Law professor K.J. Greene wrote that “the history of Black artists within U.S. IP law has been one of appropriation, degradation, and devaluation beginning with the creation of the nation until the 1950s and 60s.” Greene’s point of contention was that Black artists have consistently been penalized for innovating in the public sphere, rendering Black creativity as public domain. “Black artists had no input in [copyright law], and examination reveals that it is in some respects incompatible with Black cultural production in music,” Green continues. “I contend that this standard provided less protection to innovative black composers, whose work was imitated so wildly it became ‘the idea.’”

Compare the difference in reaction to “Heart on My Sleeve,” which was being passed off as a work of original art, compared with that of AIsis, a collection of songs using AI-generated vocals by Liam Gallagher to imagine Oasis songs recorded in the 1990s. The creators of those songs are open about the science-experiment nature and fan-service element of their work.
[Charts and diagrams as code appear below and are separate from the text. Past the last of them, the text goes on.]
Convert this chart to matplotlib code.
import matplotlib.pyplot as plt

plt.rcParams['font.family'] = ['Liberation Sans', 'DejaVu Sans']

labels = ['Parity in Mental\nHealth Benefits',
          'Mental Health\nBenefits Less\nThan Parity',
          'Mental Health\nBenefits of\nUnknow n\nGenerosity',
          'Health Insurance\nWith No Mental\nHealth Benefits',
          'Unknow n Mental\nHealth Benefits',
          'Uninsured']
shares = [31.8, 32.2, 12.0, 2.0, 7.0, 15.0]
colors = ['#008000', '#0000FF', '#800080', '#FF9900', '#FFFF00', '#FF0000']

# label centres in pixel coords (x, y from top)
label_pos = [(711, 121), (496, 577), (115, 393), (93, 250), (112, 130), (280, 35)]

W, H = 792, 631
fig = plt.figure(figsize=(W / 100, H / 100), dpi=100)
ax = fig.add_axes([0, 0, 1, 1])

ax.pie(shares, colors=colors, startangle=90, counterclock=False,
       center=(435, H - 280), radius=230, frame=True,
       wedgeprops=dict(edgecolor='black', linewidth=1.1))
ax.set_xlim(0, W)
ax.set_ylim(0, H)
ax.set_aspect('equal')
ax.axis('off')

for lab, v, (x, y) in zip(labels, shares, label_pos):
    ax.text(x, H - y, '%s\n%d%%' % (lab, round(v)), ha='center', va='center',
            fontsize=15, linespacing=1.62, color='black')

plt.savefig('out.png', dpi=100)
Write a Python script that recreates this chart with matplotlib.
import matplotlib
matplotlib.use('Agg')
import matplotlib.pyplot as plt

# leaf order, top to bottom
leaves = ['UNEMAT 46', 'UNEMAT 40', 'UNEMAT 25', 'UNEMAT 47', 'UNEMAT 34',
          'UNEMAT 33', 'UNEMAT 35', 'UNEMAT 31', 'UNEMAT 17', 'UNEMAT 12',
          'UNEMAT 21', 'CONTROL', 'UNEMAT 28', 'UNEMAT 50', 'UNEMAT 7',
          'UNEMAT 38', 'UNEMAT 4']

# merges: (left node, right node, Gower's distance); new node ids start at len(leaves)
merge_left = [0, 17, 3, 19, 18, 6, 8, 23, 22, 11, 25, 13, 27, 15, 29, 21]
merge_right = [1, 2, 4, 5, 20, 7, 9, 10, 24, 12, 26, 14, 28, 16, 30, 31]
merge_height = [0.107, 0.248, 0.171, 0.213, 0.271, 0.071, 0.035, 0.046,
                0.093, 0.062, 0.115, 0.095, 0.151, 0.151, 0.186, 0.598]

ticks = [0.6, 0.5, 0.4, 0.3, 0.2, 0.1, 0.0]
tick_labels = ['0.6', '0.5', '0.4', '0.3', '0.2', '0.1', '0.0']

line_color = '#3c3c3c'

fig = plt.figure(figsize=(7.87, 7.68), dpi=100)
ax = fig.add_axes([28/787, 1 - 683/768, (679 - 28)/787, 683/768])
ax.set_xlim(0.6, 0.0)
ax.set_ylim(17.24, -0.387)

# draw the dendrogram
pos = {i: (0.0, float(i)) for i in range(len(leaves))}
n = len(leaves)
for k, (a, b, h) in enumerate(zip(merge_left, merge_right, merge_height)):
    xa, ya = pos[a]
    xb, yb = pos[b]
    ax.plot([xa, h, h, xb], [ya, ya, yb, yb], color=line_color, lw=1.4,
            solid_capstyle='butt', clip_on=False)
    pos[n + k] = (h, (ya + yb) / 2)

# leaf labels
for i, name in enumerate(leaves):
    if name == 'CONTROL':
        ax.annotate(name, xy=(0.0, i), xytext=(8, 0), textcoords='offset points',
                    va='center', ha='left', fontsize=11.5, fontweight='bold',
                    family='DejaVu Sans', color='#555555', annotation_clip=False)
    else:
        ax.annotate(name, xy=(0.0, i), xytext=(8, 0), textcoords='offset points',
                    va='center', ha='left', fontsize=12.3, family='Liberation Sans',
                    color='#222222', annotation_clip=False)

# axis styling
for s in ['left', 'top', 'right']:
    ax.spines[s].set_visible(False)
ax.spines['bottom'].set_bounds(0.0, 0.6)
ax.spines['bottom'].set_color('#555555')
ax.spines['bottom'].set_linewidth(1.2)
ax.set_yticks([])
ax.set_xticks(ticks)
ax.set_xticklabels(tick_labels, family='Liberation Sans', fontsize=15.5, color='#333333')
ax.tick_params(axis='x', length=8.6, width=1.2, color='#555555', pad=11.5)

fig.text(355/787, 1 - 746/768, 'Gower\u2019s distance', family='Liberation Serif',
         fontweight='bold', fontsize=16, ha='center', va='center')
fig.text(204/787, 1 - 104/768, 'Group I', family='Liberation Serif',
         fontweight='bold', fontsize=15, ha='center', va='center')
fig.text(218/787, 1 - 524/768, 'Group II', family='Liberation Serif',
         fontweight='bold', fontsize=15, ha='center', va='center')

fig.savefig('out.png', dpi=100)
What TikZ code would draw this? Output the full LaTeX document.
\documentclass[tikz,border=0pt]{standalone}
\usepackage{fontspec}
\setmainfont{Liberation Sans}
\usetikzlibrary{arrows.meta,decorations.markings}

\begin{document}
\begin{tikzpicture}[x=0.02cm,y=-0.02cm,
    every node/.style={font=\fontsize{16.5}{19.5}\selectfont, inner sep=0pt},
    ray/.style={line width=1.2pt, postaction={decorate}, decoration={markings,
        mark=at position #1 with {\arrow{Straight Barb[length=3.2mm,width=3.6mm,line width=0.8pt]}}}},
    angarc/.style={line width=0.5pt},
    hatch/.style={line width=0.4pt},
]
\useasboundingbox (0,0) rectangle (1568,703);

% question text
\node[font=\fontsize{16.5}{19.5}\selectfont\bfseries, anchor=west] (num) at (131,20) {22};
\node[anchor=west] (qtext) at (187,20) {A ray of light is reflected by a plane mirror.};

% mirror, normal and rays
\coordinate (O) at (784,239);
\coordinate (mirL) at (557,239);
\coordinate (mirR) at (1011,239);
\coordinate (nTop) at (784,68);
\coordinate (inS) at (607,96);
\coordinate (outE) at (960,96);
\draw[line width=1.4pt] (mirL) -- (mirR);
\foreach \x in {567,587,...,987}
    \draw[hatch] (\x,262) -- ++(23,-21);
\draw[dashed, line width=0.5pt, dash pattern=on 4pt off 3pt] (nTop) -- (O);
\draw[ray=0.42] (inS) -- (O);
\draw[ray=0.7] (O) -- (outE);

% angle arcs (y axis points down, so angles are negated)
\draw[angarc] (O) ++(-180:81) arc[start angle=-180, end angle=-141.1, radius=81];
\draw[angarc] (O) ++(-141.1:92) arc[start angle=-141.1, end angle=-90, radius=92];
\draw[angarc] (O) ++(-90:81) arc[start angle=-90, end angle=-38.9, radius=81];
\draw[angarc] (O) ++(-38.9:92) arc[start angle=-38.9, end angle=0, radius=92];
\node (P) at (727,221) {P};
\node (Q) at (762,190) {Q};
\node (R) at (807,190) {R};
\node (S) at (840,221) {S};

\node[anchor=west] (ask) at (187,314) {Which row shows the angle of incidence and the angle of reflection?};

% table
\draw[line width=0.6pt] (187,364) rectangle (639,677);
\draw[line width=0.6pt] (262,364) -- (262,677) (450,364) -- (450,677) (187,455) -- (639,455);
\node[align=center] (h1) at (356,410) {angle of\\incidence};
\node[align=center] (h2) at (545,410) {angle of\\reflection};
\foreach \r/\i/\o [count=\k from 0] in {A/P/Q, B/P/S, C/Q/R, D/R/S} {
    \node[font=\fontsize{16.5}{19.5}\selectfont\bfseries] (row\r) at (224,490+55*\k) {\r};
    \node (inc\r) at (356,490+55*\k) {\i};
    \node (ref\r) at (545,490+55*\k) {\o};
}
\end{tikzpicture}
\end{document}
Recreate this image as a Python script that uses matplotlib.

The arrangements and lyrics were originally created for a band named Breezer, as opposed to being uniquely created as a form of blunt mimicry of what an Oasis song would sound like, automatically lending more musicality to the record and lessening the feeling of inauthentic pastiche that borders on mockery from records using mostly generative AI models. To achieve the closest approximation of a complete song, unsurprisingly, one has to be intimately familiar with the process of making music itself.

Fans who are enthusiastic about the future of generative AI models in music are misguided at best. As a musical genre and cultural hub, hip-hop is eternally innovative, having made great strides on autonomous and creative uses of technology to advance the landscape, from quick mix breakbeats on turntables to samples on an MPC drum machine, to digital recordings.

It takes only one listen to “Heart on My Sleeve” to hear what’s lost — the magic that comes with organic performances with the human voice; the patented ad-libs that become an artist’s signature, as well as a chart for a record’s emotional tempo; the flat notes that aren’t pitch corrected because the mistake fits the emotion of the song; the way some artists are known to rap just before or after the beat, finding unique pockets that become their signature cadence. What we’re left with is a rudimentary outline of what could passably serve as a singalong track for a musical network soap, and not the culmination of various cultural inflection points that can be easily recognizable to the trained ear. But then again, accuracy was never the intent. It’s mainstreaming obsolescence and erasure via soulless reanimations of Black life.